If you strip away the false grouping, what emerges is a constraint migration story that has nothing to do with geopolitics. The AI infrastructure buildout is moving through a sequence of bottlenecks: first compute (GPUs), then packaging (CoWoS), now power and energy storage. Solidion and Keel are both positioned in the power constraint layer. Oracle is positioned in the compute and cloud layer. Planet Labs is positioned in an entirely different value chain. The Metals Company is positioned in a resource extraction play that hasn't produced a single ton of material.

The constraint determines who captures value. If power availability remains the binding constraint for AI data center deployment - and there is evidence it is, given that utilities in multiple regions are already turning down data center interconnection requests - then Keel's power-rich asset base and Solidion's battery backup thesis have structural relevance. If the constraint migrates elsewhere, their pricing power evaporates.

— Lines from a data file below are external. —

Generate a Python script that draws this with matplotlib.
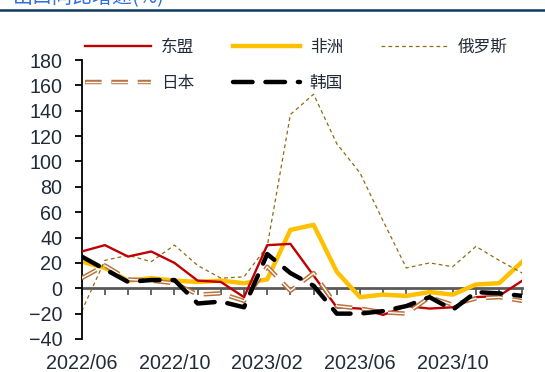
import matplotlib
matplotlib.use("Agg")
import matplotlib.pyplot as plt
import matplotlib.patheffects as pe
from matplotlib.lines import Line2D
from matplotlib.transforms import blended_transform_factory

plt.rcParams['font.family'] = ['Liberation Sans', 'Noto Sans CJK SC', 'DejaVu Sans']

# monthly series, 2022/06 .. 2024/01, yoy growth (%)
months = ['2022/06', '2022/07', '2022/08', '2022/09', '2022/10', '2022/11', '2022/12',
          '2023/01', '2023/02', '2023/03', '2023/04', '2023/05', '2023/06', '2023/07',
          '2023/08', '2023/09', '2023/10', '2023/11', '2023/12', '2024/01']
asean = [29, 34, 25, 29, 20, 6, 5, -7, 34, 35, 10, -15, -16, -21, -14, -16, -15, -7, -6, 6]
africa = [21, 16, 6, 8, 6, 5, 6, 4, 7, 46, 50, 13, -7, -5, -6, -3, -5, 3, 4, 21]
russia = [-18, 22, 26, 21, 34, 18, 8, 9, 33, 137, 153, 114, 91, 53, 16, 20, 17, 33, 22, 12]
japan = [8, 18, 7, 6, 4, -5, -4, -10, 17, -2, 12, -14, -16, -19, -20, -7, -13, -8, -7, -10]
korea = [25, 15, 5, 6.5, 6.5, -12, -10.5, -15, 27, 12, 2, -20, -20, -18, -14, -7, -17, -3, -4, -6]

tick_labels = ['2022/06', '2022/10', '2023/02', '2023/06', '2023/10']
y_ticks = [-40, -20, 0, 20, 40, 60, 80, 100, 120, 140, 160, 180]

W, H = 545, 372
fig = plt.figure(figsize=(W / 100, H / 100), dpi=100)
ax = fig.add_axes([81.7 / W, 1 - 339 / H, (522.3 - 81.7) / W, (339 - 60) / H])

x = list(range(len(months)))
text_col = '#232b38'

l_asean, = ax.plot(x, asean, color='#c00000', lw=1.7, label='东盟', zorder=3)
l_africa, = ax.plot(x, africa, color='#ffc000', lw=3.2, label='非洲', zorder=2)
l_russia, = ax.plot(x, russia, color='#8c6d12', lw=0.9, dashes=(3, 2.5), label='俄罗斯', zorder=2)
l_japan, = ax.plot(x, japan, color='white', lw=1.0, dashes=(12, 7), label='日本', zorder=3,
                   path_effects=[pe.Stroke(linewidth=3.2, foreground='#b8733f'), pe.Normal()])
l_korea, = ax.plot(x, korea, color='black', lw=3.2, dashes=(4.4, 2.9), dash_capstyle='round',
                   label='韩国', zorder=4)

ax.set_xlim(0, len(months) - 1)
ax.set_ylim(-40, 180)

# zero line doubles as the x axis, labels sit at the bottom
for s in ['top', 'right']:
    ax.spines[s].set_visible(False)
ax.spines['bottom'].set_position(('data', 0))
ax.spines['bottom'].set_color('#595959')
ax.spines['bottom'].set_linewidth(2)
ax.spines['bottom'].set_zorder(1)
ax.spines['left'].set_linewidth(1.3)
ax.set_xticks(x)
ax.tick_params(axis='x', direction='out', length=5, width=1.3, color='#595959',
               labelbottom=False)
ax.set_yticks(y_ticks)
ax.tick_params(axis='y', direction='out', length=5, width=1.3, labelsize=14.2,
               labelcolor=text_col, pad=9)

trans = blended_transform_factory(ax.transData, ax.transAxes)
for lab in tick_labels:
    ax.text(months.index(lab), -0.052, lab, transform=trans, ha='center', va='top',
            fontsize=14.2, color=text_col)

# legend fills column by column: 东盟/日本, 非洲/韩国, 俄罗斯
order = [l_asean, l_japan, l_africa, l_korea, l_russia]
leg = fig.legend(order, [h.get_label() for h in order], ncol=3, loc='upper left',
                 bbox_to_anchor=(78 / W, 1 - 32 / H), frameon=False,
                 prop={'family': 'Noto Sans CJK SC', 'size': 12},
                 handlelength=4.0, handletextpad=0.6, columnspacing=2.3,
                 labelspacing=1.15, borderaxespad=0)
for t in leg.get_texts():
    t.set_color(text_col)

# header strip: title mostly cut off above, rule below it
fig.text(13 / W, 1 - 8 / H, '出口同比增速(%)', ha='left', va='bottom', color='#2f6fe0',
         fontsize=14.4, family=['Noto Sans CJK SC', 'DejaVu Sans'])
fig.add_artist(Line2D([0, 1], [1 - 10 / H] * 2, transform=fig.transFigure,
                      color='#0d3a60', lw=1.8))

fig.savefig('out.png', dpi=100)
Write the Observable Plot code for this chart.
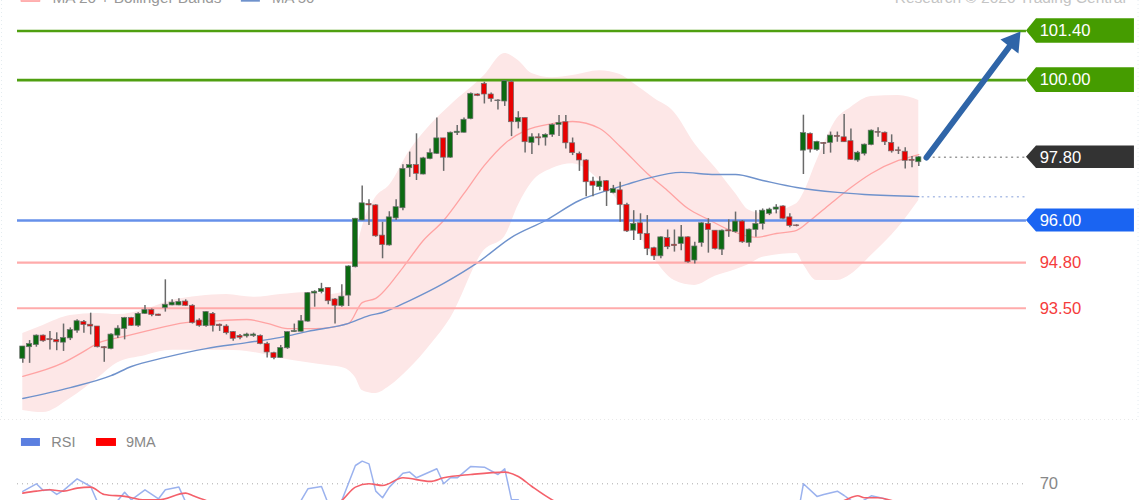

This is not a demand-driven problem. It is a supply discipline question. The question is whether power utilities, battery suppliers, and cloud providers can scale fast enough to keep pace with AI capex that is already priced into every one of these valuations.

Investor Takeaway

The headline grouping of TMC, PL, ORCL, STI, and KEEL under the Iran-Israel framework obscures the actual structural dynamics. Planet Labs and Oracle have a direct defense-intelligence mechanism that tightens with escalation and relaxes with a ceasefire. Solidion, Keel, and The Metals Company are AI infrastructure and critical minerals bets with no Middle East linkage - they move because they're volatile tickers that attract speculative flows during broad market risk-off events.

Looking ahead, the key issue is not whether the Iran ceasefire holds. The more important question is whether power constraints in AI infrastructure buildout remain binding through the rest of 2026, because that is the structural driver for three of these five stocks. If power availability eases - if utilities resolve interconnection backlogs and battery costs fall - then the valuations implied by Solidion's 144% run and Keel's 50% move become unsustainable. If the constraint tightens further, the current pricing may still trail what the market is willing to pay for bottleneck control. The Iran headline is noise. The power bottleneck is the signal.